Speaking of Women's Rights: A Happy Mother's Day to all: the challenges of mothering behind bars

Friday, May 11, 2012

A Happy Mother's Day to all: the challenges of mothering behind bars

by Lillian Hewko

As Mother’s Day approaches, I want to recognize and honor all of our amazing mothers, drawing particular attention to our mothers who are currently or formerly incarcerated. Since 1986, there has been a 400% increase in the rate of incarceration for women, and a 800% for black women. As I discussed in a previous blog, “Mothers Sentenced to Lose their Children,” our socialized perceptions of individuals in prison or who have gone to prison often overshadow the strength and commitment to parenting that these mothers exhibit in spite of the numerous odds stacked against them.

Through my work with the King County Parents Advisory Committee, I get to work under the leadership of many formerly incarcerated parents who have successfully reunited with their children after navigating the complex web created by the intersection of our child welfare and criminal justice systems. The mothers I work with, called “Veteran Parents,” have used their experience to guarantee parents in these systems have the support necessary to reduce their chances of family separation. This year, their personal accounts and hard work lead to the passage of SB 6555, a bill that will allow the state to redirect resources and support vulnerable families early on and prevent their chances of ever entering the child welfare system.

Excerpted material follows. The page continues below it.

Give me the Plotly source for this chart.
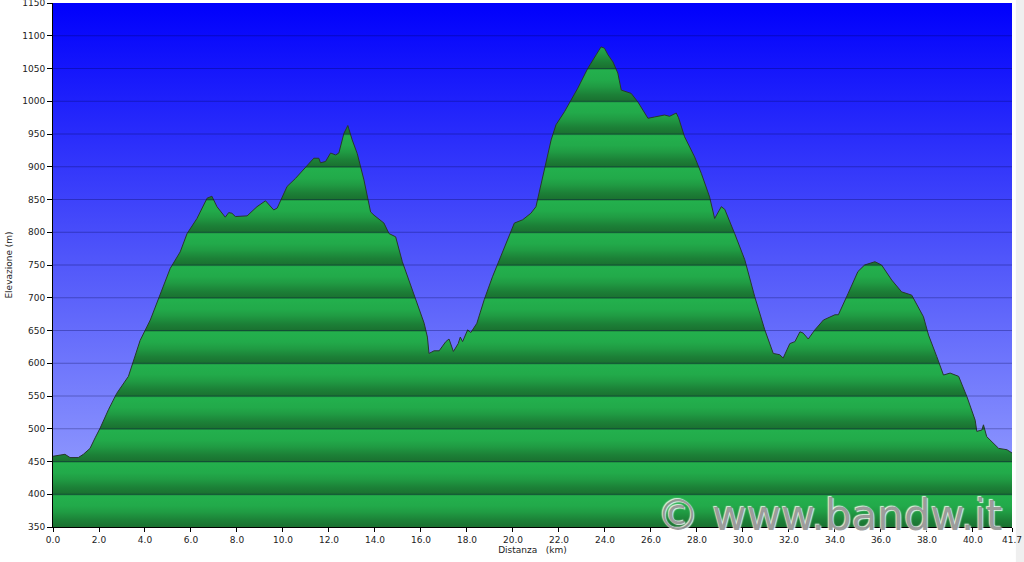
import plotly.graph_objects as go

# ---- data ----
distance_km = [0.0, 0.52, 0.74, 1.1, 1.32, 1.61, 1.83, 2.05, 2.41, 2.77, 3.28, 3.79, 4.23, 4.66,
               5.1, 5.53, 5.83, 6.26, 6.7, 6.91, 7.13, 7.49, 7.64, 7.78, 7.93, 8.44, 8.87, 9.24,
               9.6, 9.75, 10.18, 10.54, 10.98, 11.34, 11.56, 11.63, 11.85, 12.07, 12.29, 12.43,
               12.65, 12.82, 13.01, 13.23, 13.52, 13.81, 13.96, 14.39, 14.61, 14.9, 15.19, 15.48,
               15.85, 16.14, 16.28, 16.35, 16.57, 16.79, 17.08, 17.22, 17.41, 17.62, 17.71, 17.81,
               18.03, 18.17, 18.43, 18.75, 19.11, 19.48, 19.77, 20.06, 20.42, 20.78, 21.0, 21.36,
               21.66, 21.87, 22.24, 22.82, 23.25, 23.62, 23.83, 23.98, 24.13, 24.35, 24.56, 24.71,
               24.92, 25.14, 25.43, 25.65, 25.87, 26.16, 26.59, 26.81, 27.1, 27.2, 27.46, 27.9,
               28.19, 28.55, 28.77, 29.06, 29.21, 29.64, 30.08, 30.51, 30.95, 31.32, 31.6, 31.75,
               32.04, 32.26, 32.48, 32.62, 32.84, 33.13, 33.5, 34.0, 34.15, 34.58, 35.0, 35.29,
               35.74, 36.03, 36.47, 36.9, 37.34, 37.85, 38.07, 38.43, 38.72, 39.01, 39.38, 39.74,
               40.1, 40.17, 40.39, 40.46, 40.6, 40.83, 41.12, 41.48, 41.7]
elevation_m = [458, 461, 456, 456, 461, 470, 486, 501, 529, 554, 580, 635, 666, 704,
               745, 770, 798, 821, 852, 855, 839, 823, 830, 829, 824, 825, 839, 848,
               834, 837, 870, 882, 900, 913, 913, 906, 908, 921, 918, 921,
               951, 963, 941, 920, 880, 831, 826, 814, 798, 793, 755, 727,
               691, 661, 640, 615, 619, 619, 633, 637, 618, 630, 640, 633,
               651, 647, 661, 697, 732, 763, 788, 814, 819, 829, 839, 895,
               941, 964, 984, 1020, 1050, 1071, 1083, 1081, 1071, 1060, 1043, 1017,
               1015, 1012, 999, 987, 974, 976, 979, 977, 982, 975, 946, 915,
               890, 854, 821, 839, 835, 798, 758, 702, 651, 615, 613, 608,
               630, 633, 648, 646, 637, 651, 666, 674, 674, 707, 740, 750,
               755, 750, 727, 709, 704, 671, 643, 610, 582, 585, 580, 549,
               513, 496, 498, 506, 488, 480, 470, 468, 463]

x_tick_values = [0.0, 2.0, 4.0, 6.0, 8.0, 10.0, 12.0, 14.0, 16.0, 18.0, 20.0, 22.0, 24.0, 26.0,
                 28.0, 30.0, 32.0, 34.0, 36.0, 38.0, 40.0, 41.7]
x_tick_labels = ["0.0", "2.0", "4.0", "6.0", "8.0", "10.0", "12.0", "14.0", "16.0", "18.0", "20.0",
                 "22.0", "24.0", "26.0", "28.0", "30.0", "32.0", "34.0", "36.0", "38.0", "40.0", "41.7"]
y_tick_values = list(range(350, 1151, 50))

X_MIN, X_MAX = 0.0, 41.7
Y_MIN, Y_MAX = 350, 1150

FONT = "DejaVu Sans"

# ---- green banded colorscale (one band per 50 m) ----
n_bands = len(y_tick_values) - 1
band_stops = [(0.0, "rgb(26,112,48)"), (0.2, "rgb(28,128,55)"), (0.45, "rgb(32,155,67)"),
              (0.65, "rgb(34,170,74)"), (0.95, "rgb(35,176,77)")]
green_scale = []
for b in range(n_bands):
    for frac, col in band_stops:
        green_scale.append([(b + frac) / n_bands, col])
green_scale.append([1.0, "rgb(35,176,77)"])

fig = go.Figure()

# sky background gradient
fig.add_trace(go.Scatter(
    x=[X_MIN, X_MAX, X_MAX, X_MIN, X_MIN], y=[Y_MIN, Y_MIN, Y_MAX, Y_MAX, Y_MIN],
    mode="none", fill="toself",
    fillgradient=dict(type="vertical", start=Y_MIN, stop=Y_MAX,
                      colorscale=[[0, "rgb(158,168,255)"], [0.5, "rgb(82,88,250)"],
                                  [1, "rgb(0,0,252)"]]),
    hoverinfo="skip", showlegend=False))

# elevation profile
fig.add_trace(go.Scatter(
    x=distance_km, y=elevation_m, mode="lines",
    line=dict(color="rgb(40,55,45)", width=1),
    fill="tozeroy",
    fillgradient=dict(type="vertical", start=Y_MIN, stop=Y_MAX, colorscale=green_scale),
    showlegend=False))

# horizontal grid lines drawn over the fill
shapes = []
for v in y_tick_values[1:-1]:
    shapes.append(dict(type="line", xref="paper", x0=0, x1=1, yref="y", y0=v, y1=v,
                       line=dict(color="rgba(0,0,70,0.3)", width=1), layer="above"))
# light strip on the right edge of the picture
shapes.append(dict(type="rect", xref="paper", x0=1.004, x1=1.02, yref="paper", y0=-0.2, y1=1.02,
                   fillcolor="#efefef", line=dict(width=0), layer="below"))

fig.update_layout(
    width=1024, height=562,
    margin=dict(l=53, r=12, t=3, b=35, autoexpand=False),
    paper_bgcolor="white", plot_bgcolor="white",
    shapes=shapes,
    font=dict(family=FONT, size=9, color="#222"),
    xaxis=dict(range=[X_MIN, X_MAX], tickvals=x_tick_values, ticktext=x_tick_labels,
               showgrid=False, zeroline=False, showline=True, linecolor="black", linewidth=1,
               ticks="outside", ticklen=4, tickcolor="black", automargin=False,
               ticklabeloverflow="allow",
               title=dict(text="Distanza&nbsp;&nbsp;&nbsp;(km)", font=dict(size=9), standoff=2)),
    yaxis=dict(range=[Y_MIN, Y_MAX], tickvals=y_tick_values,
               showgrid=False, zeroline=False, showline=True, linecolor="black", linewidth=1,
               ticks="outside", ticklen=5, tickcolor="black", automargin=False,
               ticklabeloverflow="allow",
               title=dict(text="Elevazione (m)", font=dict(size=9), standoff=8)),
    annotations=[dict(text="© www.bandw.it", xref="paper", yref="paper", x=0.993, y=-0.028,
                      xanchor="right", yanchor="bottom", showarrow=False,
                      font=dict(family=FONT, size=42, color="rgba(140,140,140,0.85)",
                                shadow="1px 1px 1px white, -1px -1px 1px white"))],
)

fig.write_html("out.html", config={"displayModeBar": False},
               post_script="document.body.style.margin='0';")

This Sunday as some of us prepare to make phone calls to our mothers and/or children across state, or across many states, I ask us to take note of the many incarcerated mothers for whom phone calls are not available. Although it is recognized that phone calls are important to maintaining family contacts, calls are limited to 20 minutes and are financially impossible for most women. One 20 minute phone may cost up to $48.25: a $25 minimum to set up an account, a $3.50 connection fee for out-of-state calls, a 50 cent fee for each additional minute, and a $7.95 transaction and convenience fee each time funds are added. Collect calls cannot be made without a $25 minimum. This is extremely difficult when we consider that the pay for work in prisons ranges from 25 to 50 cents per hour.

This Sunday as some of us prepare for brunch or dinner with our mothers and/or children, I ask us to take note that as a 2000 Bureau of Justice statistics report found, 54% of mothers in state prison have never been visited by their children due to challenges created by distance, travel time, and expense.

The Veteran Parents I work with defied all odds to keep their children, including surmounting stringent child welfare law requirements that intersected with their time in prison and threatened the security of their families. In Washington, parents have 12 months to prove they have overcome parental deficiencies before their rights may be terminated. However, it should not be and does not need to be this way. In 2010, New York made changes necessary to give parents who face incarceration a fair chance. The laws allow foster care agencies discretion to delay filing papers to terminate parental rights when parents in prison or in substance abuse treatment programs are maintaining a significant role in their child’s life. This is not meant to ignore that a parental situation needs to improve, but to recognize that many so-called “deficiencies” are wrapped up in poverty and lack of access to resources that make it difficult for even the most diligent parents to show responsible parenting.

As reproductive justice activists we are reminded that choice also includes the opportunity to parent our children with dignity, free from discrimination, coercion, or violence. The distance created by our prisons and our current policies often leads to the permanent loss of parental rights. This separation flies in the face of studies that show maintaining family ties during incarceration improves the lives of family. These ties help children process their parent’s absence, it increases chances of family reunification, it reinforces children’s well-being and development and also reduces the chances that the mother will return to prison. As Mother’s Day nears, I hope we as reproductive justice advocates contemplate how we can ensure mothers are not unnecessarily separated from their children, and help make reproductive justice a reality for all women.